Dear LupinPosted by Laurence Green
In spite of reservations, Dear Lupin, proves to be a sad but essentially life-affirming look at the things that bind us together as human beings, writes Laurence Green.
It is a pleasure when your worst fears about a show prove unfounded and you find yourself pleasantly surprised. But this indeed the case with Philip Franks' witty and poignant production of Dear Lupin (Apollo Theatre). the play is based on the bestselling book by Charles Mortimer which the author adapted from the private letters written by his late father Roger Mortimer, and has been adapted for the stage by Michael Simkins.
This is the story of the relationship between celebrated Sunday Times racing correspondent Roger Mortimer and his wayward son Charlie, fondly nicknamed Lupin after Mr Pooter's similarity disreputable offspring in The Diary of a Nobody. Roger was commissioned into the Coldstream Guards, fought at Dunkirk, was taken as a POW, before taking up a career in journalism. Charlie left Eton early and ignominiously before embarking on a mind-boggling array of jobs and years of "drunken hedonism".

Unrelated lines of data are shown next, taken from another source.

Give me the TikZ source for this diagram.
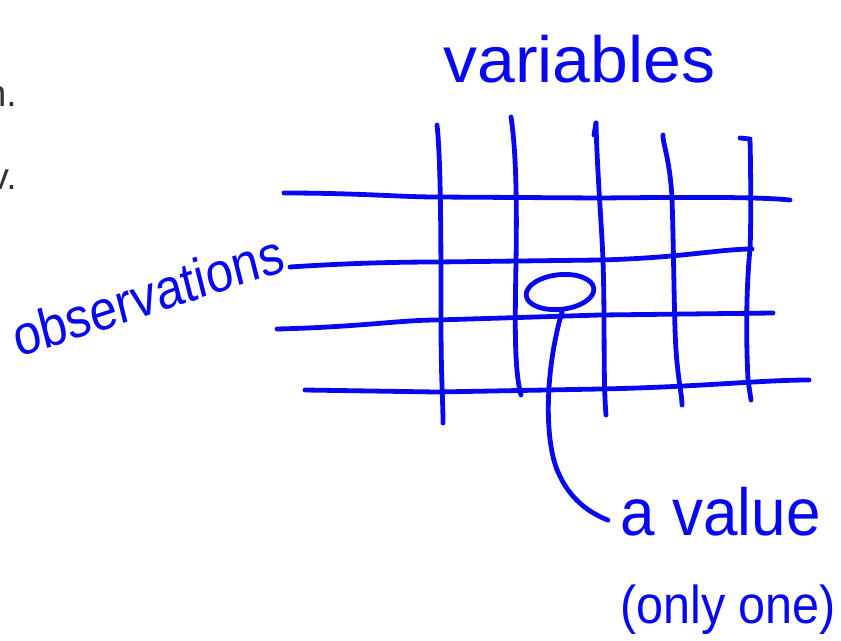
\documentclass[tikz,border=0pt]{standalone}
\usepackage{fontspec}
\setmainfont{Liberation Sans}
\usetikzlibrary{shapes.geometric,calc}
\definecolor{ink}{RGB}{8,8,240}
\definecolor{slidegray}{RGB}{50,50,50}
\tikzset{
  pen/.style={draw=ink,line width=3.6pt,line cap=round,line join=round},
  hand/.style={text=ink,inner sep=0pt,anchor=base west},
  slide/.style={text=slidegray,inner sep=0pt,anchor=base east,font=\fontsize{28}{30}\selectfont}
}
\begin{document}
\begin{tikzpicture}[x=0.75pt,y=-0.75pt]
\useasboundingbox (0,0) rectangle (841,640);
\clip (0,0) rectangle (841,640);
% cut-off slide text
\node[slide] (s1) at (17,106) {n.};
\node[slide] (s2) at (17,189) {v.};
% grid: horizontal lines
\draw[pen] (284,193) .. controls (360,193) and (400,197) .. (437,197) -- (600,198) .. controls (700,197) and (760,197) .. (790,200);
\draw[pen] (290,267) .. controls (350,263) and (400,262) .. (437,262) -- (600,260) .. controls (680,258) and (720,249) .. (752,249);
\draw[pen] (277,329) .. controls (360,327) and (400,320) .. (437,320) -- (600,315) -- (773,313);
\draw[pen] (305,390) -- (437,392) -- (600,389) .. controls (700,387) and (760,380) .. (809,380);
% grid: vertical lines
\draw[pen] (437,125) .. controls (441,160) and (441,250) .. (441,320) .. controls (441,380) and (443,400) .. (443,423);
\draw[pen] (511,117) .. controls (516,150) and (517,200) .. (516,262) .. controls (515,320) and (514,370) .. (521,395);
\draw[pen] (596,123) -- (594,135);
\draw[pen] (596,123) .. controls (597,170) and (602,230) .. (603,261) .. controls (605,320) and (603,380) .. (606,415);
\draw[pen] (663,135) .. controls (662,140) and (670,160) .. (672,198) .. controls (674,260) and (674,320) .. (676,350) .. controls (678,380) and (682,395) .. (682,405);
\draw[pen] (740,138) -- (750,139) .. controls (751,180) and (751,230) .. (750,249) .. controls (746,290) and (746,340) .. (748,380) -- (751,400);
% the circled value
\node[ellipse,pen,minimum width=51pt,minimum height=26pt,inner sep=0pt,rotate=6] (cell) at (560,292) {};
% labels
\node[hand,font=\fontsize{49}{52}\selectfont,xscale=1.04] (vars) at (443,82) {variables};
\node[hand,font=\fontsize{42}{46}\selectfont,xscale=0.88,rotate=16] (obs) at (18,358) {observations};
\node[hand,font=\fontsize{50}{54}\selectfont,xscale=0.93,inner xsep=10pt] (val) at (608,535) {a value};
\node[hand,font=\fontsize{40}{44}\selectfont,xscale=0.91] (one) at (620,623) {(only one)};
% connector
\draw[pen] (cell.south) .. controls (545,370) and (544,440) .. (558,472) .. controls (570,500) and (590,513) .. ($(val.west)+(0,9)$);
\end{tikzpicture}
\end{document}
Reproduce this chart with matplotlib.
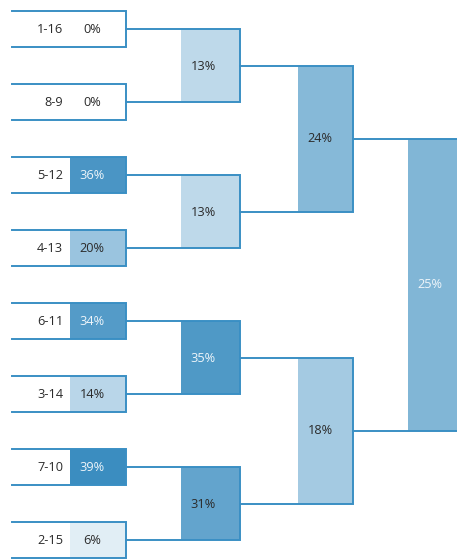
import matplotlib
matplotlib.use("Agg")
import matplotlib.pyplot as plt
from matplotlib.patches import Rectangle
from matplotlib.colors import LinearSegmentedColormap, Normalize

# Matchups (first round) and win probabilities per round
matchups = ["1-16", "8-9", "5-12", "4-13", "6-11", "3-14", "7-10", "2-15"]
round1 = [0, 0, 36, 20, 34, 14, 39, 6]
round2 = [13, 13, 35, 31]
round3 = [24, 18]
final = [25]
rounds = [round1, round2, round3, final]

W, H = 457, 559
LINE = "#3a8fc4"
DARK = "#2b2b2b"
LIGHT = "#eef5fa"
cmap = LinearSegmentedColormap.from_list("bracket", ["#ffffff", "#3b8dc0"])
norm = Normalize(0, 39)

fig = plt.figure(figsize=(W / 100, H / 100), dpi=100)
ax = fig.add_axes([0, 0, 1, 1])
ax.set_xlim(0, W)
ax.set_ylim(H, 0)
ax.axis("off")

FONT = dict(family=["Open Sans", "DejaVu Sans"], fontsize=9.2)

# layout of the bracket columns
box_left = 12
right_edges = [126, 240, 353, 467]
fill_lefts = [70, 181, 298, 408]
pitch, first_center, half_h = 73, 29, 18

centers = []
spans = []
for r, vals in enumerate(rounds):
    cs, sp = [], []
    for k in range(len(vals)):
        if r == 0:
            c = first_center + pitch * k
            top, bot = c - half_h, c + half_h
        else:
            top, bot = centers[r - 1][2 * k], centers[r - 1][2 * k + 1]
            c = (top + bot) / 2
        cs.append(c)
        sp.append((top, bot))
    centers.append(cs)
    spans.append(sp)

for r, vals in enumerate(rounds):
    left = box_left if r == 0 else right_edges[r - 1]
    right = right_edges[r]
    fl = fill_lefts[r]
    for k, v in enumerate(vals):
        top, bot = spans[r][k]
        if v > 0:
            ax.add_patch(Rectangle((fl, top), right - fl, bot - top,
                                   facecolor=cmap(norm(v)), edgecolor="none", zorder=1))
        ax.plot([left, right, right, left], [top, top, bot, bot],
                color=LINE, lw=1.4, zorder=3, solid_joinstyle="miter")
        yc = (top + bot) / 2
        light = v >= 33 or r == len(rounds) - 1
        ax.text(fl + 22, yc + 0.5, f"{v}%", ha="center", va="center",
                color=LIGHT if light else DARK, zorder=4, **FONT)
        if r == 0:
            ax.text(63, yc + 0.5, matchups[k], ha="right", va="center",
                    color=DARK, zorder=4, **FONT)

fig.savefig("out.png", dpi=100)
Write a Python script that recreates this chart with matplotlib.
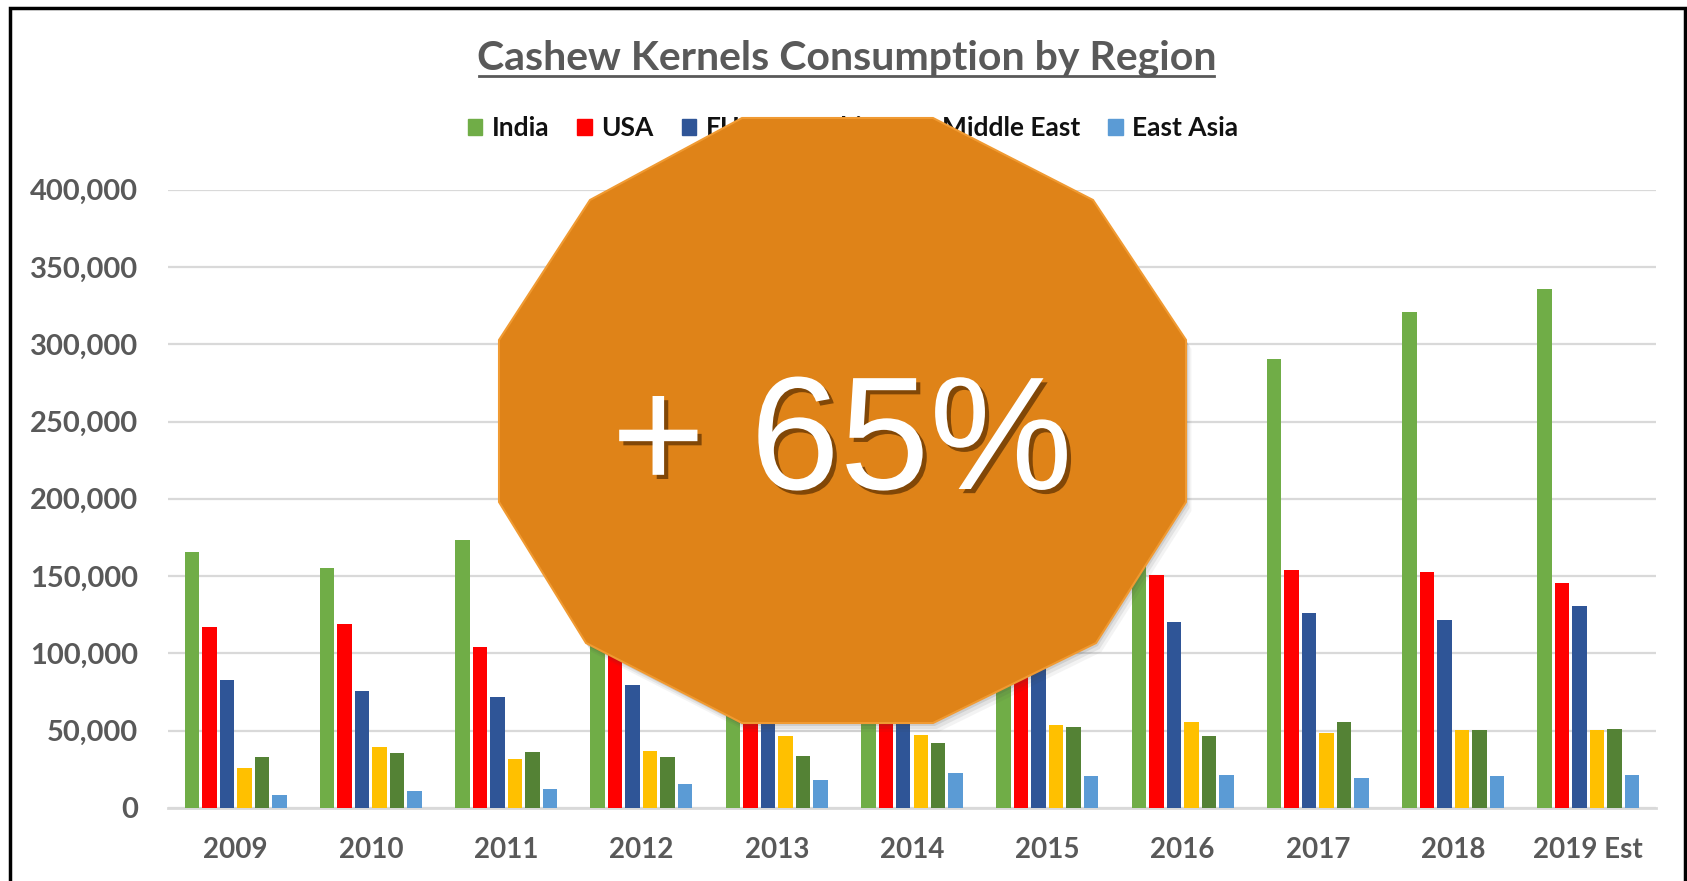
import numpy as np
import matplotlib
matplotlib.use('Agg')
import matplotlib.pyplot as plt
from matplotlib.patches import Polygon, Rectangle, Patch
from matplotlib.lines import Line2D
import matplotlib.patheffects as pe
from matplotlib.ticker import FuncFormatter

# data (tonnes)
years = ['2009', '2010', '2011', '2012', '2013', '2014', '2015', '2016',
         '2017', '2018', '2019 Est']
india = [165400, 155000, 173100, 182000, 200000, 215000, 235000, 258000,
         290500, 320700, 336000]
usa = [117300, 118800, 104300, 110000, 122000, 130000, 140000, 150400,
       153700, 152900, 145300]
eu28 = [82600, 75900, 71600, 79300, 85000, 95000, 105000, 120200,
        126300, 121700, 130700]
china = [25900, 39700, 31900, 37100, 46600, 47400, 53500, 55800,
         48800, 50600, 50600]
middle_east = [32800, 35400, 36200, 32800, 33600, 42200, 52600, 46300,
               55800, 50600, 51400]
east_asia = [8600, 11200, 12100, 15500, 18100, 22400, 20700, 21200,
             19700, 20400, 21200]

series = [('India', india, '#70AD47'),
          ('USA', usa, '#FF0000'),
          ('EU28', eu28, '#2F5597'),
          ('China', china, '#FFC000'),
          ('Middle East', middle_east, '#548235'),
          ('East Asia', east_asia, '#5B9BD5')]

W, H = 1687, 881
fig = plt.figure(figsize=(W / 100, H / 100), dpi=100)
fig.patch.set_facecolor('white')


def fx(px):
    return px / W


def fy(py):
    return 1 - py / H


ax = fig.add_axes([fx(168), fy(808), fx(1656) - fx(168), fy(189.6) - fy(808)])

x = np.arange(len(years))
slot = 0.1293
for i, (name, vals, col) in enumerate(series):
    ax.bar(x + (i - 2.5) * slot, vals, width=0.107, color=col, zorder=3)

ax.set_xlim(-0.5, len(years) - 0.5)
ax.set_ylim(0, 400000)
ax.set_yticks(np.arange(0, 400001, 50000))
ax.yaxis.set_major_formatter(FuncFormatter(lambda v, p: '{:,.0f}'.format(v)))
ax.set_xticks(x)
ax.set_xticklabels(years)
ax.grid(axis='y', color='#D9D9D9', linewidth=1.6, zorder=0)
for s in ['top', 'right', 'left']:
    ax.spines[s].set_visible(False)
ax.spines['bottom'].set_color('#D9D9D9')
ax.spines['bottom'].set_linewidth(2)
ax.tick_params(axis='both', length=0, colors='#595959')
ax.tick_params(axis='y', pad=21.5)
ax.tick_params(axis='x', pad=21)
for lab in ax.get_yticklabels():
    lab.set_fontfamily('Lato')
    lab.set_fontweight('bold')
    lab.set_fontsize(21)
for lab in ax.get_xticklabels():
    lab.set_fontfamily('Lato')
    lab.set_fontweight('bold')
    lab.set_fontsize(20)

# title with underline
fig.text(fx(847), fy(58), 'Cashew Kernels Consumption by Region',
         ha='center', va='center', fontsize=29.5, fontweight='bold',
         family='Lato', color='#595959')
fig.add_artist(Line2D([fx(479), fx(1214)], [fy(76), fy(76)],
                      color='#595959', linewidth=2))

handles = [Patch(color=c, label=n) for n, v, c in series]
leg = fig.legend(handles=handles, ncol=6, loc='center',
                 bbox_to_anchor=(fx(853), fy(128)), frameon=False,
                 handlelength=0.55, handleheight=0.55, handletextpad=0.35,
                 columnspacing=1.07, prop={'family': 'Lato', 'weight': 'bold',
                                           'size': 19})
for t in leg.get_texts():
    t.set_color('#111111')

# outer frame
fig.add_artist(Rectangle((fx(10), fy(900)), fx(1675), fy(8) - fy(900),
                         transform=fig.transFigure, fill=False,
                         edgecolor='black', linewidth=2.5, zorder=1))

# the big orange badge (twelve corners, pixel positions)
verts = [(742, 118), (933, 118), (1093, 200), (1186, 340), (1186, 502),
         (1096, 643), (933, 723), (742, 723), (586, 643), (499, 502),
         (499, 340), (590, 200)]
for off, a in [(9, 0.06), (6, 0.09), (3, 0.13)]:
    sh = [(fx(px + off * 0.6), fy(py + off)) for px, py in verts]
    fig.add_artist(Polygon(sh, closed=True, transform=fig.transFigure,
                           facecolor='#404040', edgecolor='none', alpha=a,
                           zorder=9))
poly = [(fx(px), fy(py)) for px, py in verts]
fig.add_artist(Polygon(poly, closed=True, transform=fig.transFigure,
                       facecolor='#DF8318', edgecolor='#F09A32',
                       linewidth=1.5, zorder=10))

badge = fig.text(fx(842), fy(489), '+ 65%', ha='center', va='baseline',
                 fontsize=116, family='Liberation Sans', color='white',
                 zorder=11)
badge.set_path_effects([pe.withSimplePatchShadow(offset=(3, -3),
                                                 shadow_rgbFace='#5A2E00',
                                                 alpha=0.7)])

fig.savefig('out.png', dpi=100)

Roger's hilarious, touching and always generous letters to Charlie are packed with crisp anecdotes and sharp observations such as "half the racing world can't read and the other half are skint" or his definition of "an engaging raconteur" as "long-winded speak for crashing bore!" Spanning twenty-five years their correspondence forms a memoir of their relationship and an affectionate portrait of a time gone by.
It was an inspired move to have real life acting dynasty James and Jack Fox play Roger and Charlie, father and son, respectively, and the production captures well the subtle mood of a very English understatement. Fox senior's customary suave detachment is a fine match for Roger's tone and it is a joy to hear how the exasperated father gives out tips on how to survive life, boarding at Eton, and how to stay safe driving actors Europe, all of which fall on deaf ears. Fox junior, twinkling with an edge of mischief embraces the exuberant and energetic character of Charlie, taking great delight in recounting his escapades.
To flesh out the narrative Fox senior brings a host of colourful characters to life including an ageing Soho prostitute, Earl Montgomery (who duly tells Lupin that he's a "disgrace... to the British Empire") and a lavishly camp auctioneer. There is a shift in tone in the second half from humour to pathos as Charlie succumbs to drink and drug s and the health of both father and son starts to decline something the charmed life they've lived, old Etonians both can't insulate them from.
This them is a funny, sad but essentially life-affirming look at the things that bind us together as human beings.